The Mapuche, whose name means “people of the land,” are the largest Indigenous nation in southern South America, inhabiting regions of south-central Chile and southwestern Argentina known collectively as Wallmapu. Their culture is deeply rooted in a spiritual and territorial relationship with the land, forests, and rivers, which are viewed as living entities governed by reciprocal balance and ancestral law (admapu). The Mapuche worldview centres on Ñuke Mapu (Mother Earth), and harmony between people and nature forms the basis of social and spiritual life.
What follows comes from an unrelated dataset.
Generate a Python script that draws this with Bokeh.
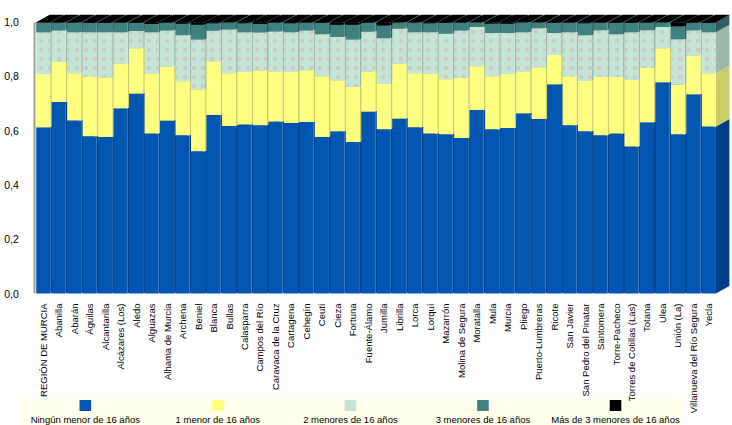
import math
from bokeh.plotting import figure
from bokeh.models import Range1d, LinearAxis, FixedTicker, CustomJSTickFormatter, ColumnDataSource
from bokeh.embed import file_html
from bokeh.resources import INLINE
from bokeh.core.properties import value

municipios = [
    "REGIÓN DE MURCIA", "Abanilla", "Abarán", "Águilas", "Alcantarilla",
    "Alcázares (Los)", "Aledo", "Alguazas", "Alhama de Murcia", "Archena",
    "Beniel", "Blanca", "Bullas", "Calasparra", "Campos del Río",
    "Caravaca de la Cruz", "Cartagena", "Cehegín", "Ceutí", "Cieza",
    "Fortuna", "Fuente-Álamo", "Jumilla", "Librilla", "Lorca", "Lorquí",
    "Mazarrón", "Molina de Segura", "Moratalla", "Mula", "Murcia", "Pliego",
    "Puerto-Lumbreras", "Ricote", "San Javier", "San Pedro del Pinatar",
    "Santomera", "Torre-Pacheco", "Torres de Cotillas (Las)", "Totana", "Ulea",
    "Unión (La)", "Villanueva del Río Segura", "Yecla",
]

ninguno = [0.613, 0.706, 0.638, 0.580, 0.577, 0.683, 0.737, 0.590, 0.638, 0.583,
           0.524, 0.658, 0.617, 0.623, 0.620, 0.634, 0.628, 0.632, 0.577, 0.598,
           0.558, 0.671, 0.605, 0.645, 0.613, 0.590, 0.587, 0.573, 0.676, 0.605,
           0.610, 0.664, 0.643, 0.771, 0.620, 0.598, 0.583, 0.590, 0.542, 0.631,
           0.779, 0.587, 0.734, 0.616]
uno = [0.196, 0.147, 0.174, 0.220, 0.219, 0.165, 0.167, 0.219, 0.199, 0.199,
       0.228, 0.198, 0.195, 0.193, 0.202, 0.184, 0.188, 0.191, 0.224, 0.187,
       0.203, 0.147, 0.167, 0.202, 0.199, 0.219, 0.203, 0.221, 0.162, 0.196,
       0.199, 0.152, 0.191, 0.108, 0.181, 0.185, 0.215, 0.208, 0.245, 0.200,
       0.125, 0.184, 0.143, 0.196]
dos = [0.153, 0.116, 0.151, 0.163, 0.167, 0.115, 0.064, 0.154, 0.132, 0.170,
       0.184, 0.113, 0.161, 0.147, 0.140, 0.148, 0.147, 0.146, 0.155, 0.160,
       0.175, 0.148, 0.169, 0.130, 0.151, 0.154, 0.167, 0.175, 0.144, 0.159,
       0.151, 0.147, 0.144, 0.081, 0.162, 0.169, 0.172, 0.158, 0.176, 0.139,
       0.078, 0.166, 0.093, 0.151]
tres = [0.034, 0.029, 0.035, 0.034, 0.034, 0.035, 0.029, 0.030, 0.029, 0.042,
        0.055, 0.027, 0.026, 0.033, 0.031, 0.032, 0.033, 0.029, 0.041, 0.046,
        0.055, 0.032, 0.047, 0.022, 0.035, 0.033, 0.040, 0.029, 0.017, 0.034,
        0.034, 0.036, 0.021, 0.037, 0.035, 0.044, 0.028, 0.041, 0.034, 0.028,
        0.017, 0.047, 0.028, 0.034]
mas = [0.004, 0.002, 0.002, 0.003, 0.003, 0.002, 0.003, 0.007, 0.002, 0.006,
       0.009, 0.004, 0.001, 0.004, 0.007, 0.002, 0.004, 0.002, 0.003, 0.009,
       0.009, 0.002, 0.012, 0.001, 0.002, 0.004, 0.003, 0.002, 0.001, 0.006,
       0.006, 0.001, 0.001, 0.003, 0.002, 0.004, 0.002, 0.003, 0.003, 0.002,
       0.001, 0.016, 0.002, 0.003]

series_names = ["Ningún menor de 16 años", "1 menor de 16 años",
                "2 menores de 16 años", "3 menores de 16 años",
                "Más de 3 menores de 16 años"]
front_colors = ["#0056b0", "#ffff80", "#c4e6d6", "#408080", "#000000"]
side_colors = ["#003f86", "#cccc66", "#9cb8ab", "#2c5f5f", "#000000"]

# layout constants (page pixels; Bokeh's page template has no body margin)
W, H = 732, 425
BAR_W = 0.91
DX, DY = 0.87, 0.0276
PX_X, PX_Y = 15.48, 271.3
x_start = -BAR_W / 2 - 35.7 / PX_X
x_end = x_start + W / PX_X
y_end = 293 / PX_Y
y_start = y_end - H / PX_Y

p = figure(width=W, height=H, x_range=Range1d(x_start, x_end),
           y_range=Range1d(y_start, y_end), output_backend="svg",
           toolbar_location=None, min_border=0, x_axis_type=None,
           y_axis_type=None, outline_line_color=None)
p.xgrid.visible = False
p.ygrid.visible = False
p.extra_x_ranges = {"px": Range1d(0, W)}
p.extra_y_ranges = {"py": Range1d(H, 0)}

series = [ninguno, uno, dos, tres, mas]
front = dict(left=[], right=[], bottom=[], top=[], color=[], hatch=[])
side = dict(xs=[], ys=[], color=[])
topf = dict(xs=[], ys=[], color=[])
for i in range(len(municipios)):
    l, r = i - BAR_W / 2, i + BAR_W / 2
    base = 0.0
    for k, vals in enumerate(series):
        v = vals[i]
        front["left"].append(l); front["right"].append(r)
        front["bottom"].append(base); front["top"].append(base + v)
        front["color"].append(front_colors[k])
        front["hatch"].append("dot" if k == 2 else " ")
        side["xs"].append([r, r + DX, r + DX, r])
        side["ys"].append([base, base + DY, base + v + DY, base + v])
        side["color"].append(side_colors[k])
        base += v
    topf["xs"].append([l, r, r + DX, l + DX])
    topf["ys"].append([base, base, base + DY, base + DY])
    topf["color"].append(front_colors[-1])

p.patches("xs", "ys", source=ColumnDataSource(side), fill_color="color",
          line_color=None)
p.patches("xs", "ys", source=ColumnDataSource(topf), fill_color="color",
          line_color=None)
p.quad(left="left", right="right", bottom="bottom", top="top",
       source=ColumnDataSource(front), fill_color="color", line_color=None,
       hatch_pattern="hatch", hatch_color="#d9a3b5", hatch_scale=9,
       hatch_weight=1, hatch_alpha=0.4)

yaxis = LinearAxis(fixed_location=-BAR_W / 2 - 0.09, bounds=(0, 1),
                   ticker=FixedTicker(ticks=[0, 0.2, 0.4, 0.6, 0.8, 1.0]),
                   formatter=CustomJSTickFormatter(code="return tick.toFixed(1).replace('.', ',')"),
                   axis_line_color="#a39f90", axis_line_width=2,
                   major_tick_line_color=None, minor_tick_line_color=None,
                   major_label_standoff=10,
                   major_label_text_font="Liberation Sans",
                   major_label_text_font_size="10.5px",
                   major_label_text_color="#000000")
p.add_layout(yaxis, "left")

xaxis = LinearAxis(fixed_location=0,
                   ticker=FixedTicker(ticks=list(range(len(municipios)))),
                   formatter=CustomJSTickFormatter(args=dict(labels=municipios),
                                                   code="return labels[Math.round(tick)] || '';"),
                   axis_line_color=None, major_tick_line_color=None,
                   minor_tick_line_color=None, major_label_standoff=4,
                   major_label_orientation=math.pi / 2,
                   major_label_text_font="Liberation Sans",
                   major_label_text_font_size="9.5px",
                   major_label_text_color="#000000")
p.add_layout(xaxis, "below")

# legend (page-pixel ranges)
leg_x = [84.8 + k * 132.55 for k in range(len(series_names))]
p.quad(left=[19.3], right=[681.7], top=[398], bottom=[H],
       x_range_name="px", y_range_name="py", fill_color="#ffffec",
       line_color=None)
p.quad(left=[x - 5.8 for x in leg_x], right=[x + 5.8 for x in leg_x],
       top=[399.5] * 5, bottom=[410.5] * 5, x_range_name="px",
       y_range_name="py", fill_color=front_colors, line_color=None)
p.text(x=leg_x, y=[418.5] * 5, text=series_names, x_range_name="px",
       y_range_name="py", text_align="center", text_baseline="middle",
       text_font=value("Liberation Sans"), text_font_size=value("9.5px"),
       text_color="#000000")

open("out.html", "w").write(file_html(p, INLINE))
Language remains a cornerstone of identity: Mapudungun serves both as a medium of communication and a repository of cultural knowledge, oral history, and traditional law. Efforts to revitalise it have intensified in recent decades through bilingual education, radio programming, and community-run schools. Traditional governance is guided by local councils and spiritual authorities (machi), who play essential roles in maintaining social order and spiritual well-being. Mapuche social organisation is kinship-based, structured around lof (local communities), and united through shared customs, ceremonies, and collective memory. Ceremonies such as the Nguillatún, an annual communal ritual to renew harmony with the natural and spiritual world, and the We Tripantu (winter solstice and New Year), remain central to collective identity. Despite centuries of assimilation policies and land dispossession, Mapuche cultural resilience has endured through intergenerational transmission and adaptation to modern life.
The Mapuche are the original inhabitants of a vast territory known as Wallmapu, spanning from the Itata River in south-central Chile to the Chubut River in Argentina. Archaeological and linguistic evidence suggests that distinct Maopuche communities emerged in the southern cone of South America over 2,000 years ago, developing a complex agrarian society with sophisticated systems of governance, trade, and spirituality deeply connected to the land. Prior to European contact, the Mapuche maintained a decentralised political structure organised around kinship-based communities (lof), each governed by local leaders (lonko) and advised by spiritual authorities (machi).
The arrival of the Spanish in the 16th century initiated over three centuries of resistance. The Mapuche successfully repelled Spanish incursions during the Arauco Wars, forcing the colonial authorities to recognise their autonomy south of the Bío-Bío River in the Parliament of Quilín, a rare treaty acknowledging Indigenous sovereignty in the Americas. This independence endured well into the 19th century, when the newly established Chilean and Argentine republics launched military campaigns that resulted in massive land seizures, forced relocations, and population decline. By the early 20th century, Mapuche lands had been reduced from roughly 10 million hectares to less than 500,000, fragmented into small communal reserves.
Throughout the 20th century, the Mapuche continued to resist assimilation and economic marginalisation. Agrarian reforms in the 1960s briefly restored some landholdings, but they were reversed under the Pinochet dictatorship, which privitised communal lands and expanded forestry and hydroelectric concessions on ancestral territory. The democratic transition brought limited progress: Chile’s 1993 Indigenous Law recognised Indigenous communities but not collective land rights or political autonomy, and the state continued to apply the Anti-Terrorism Law against Mapuche activists during land conflicts. Today, Mapuche communities continue to mobilise for the recovery of ancestral lands, environmental protection, and the official recognition of Chile and Argentina as plurinational states, building upon centuries of resistance that have made the Mapuche one of the most enduring Indigenous nations in the Americas.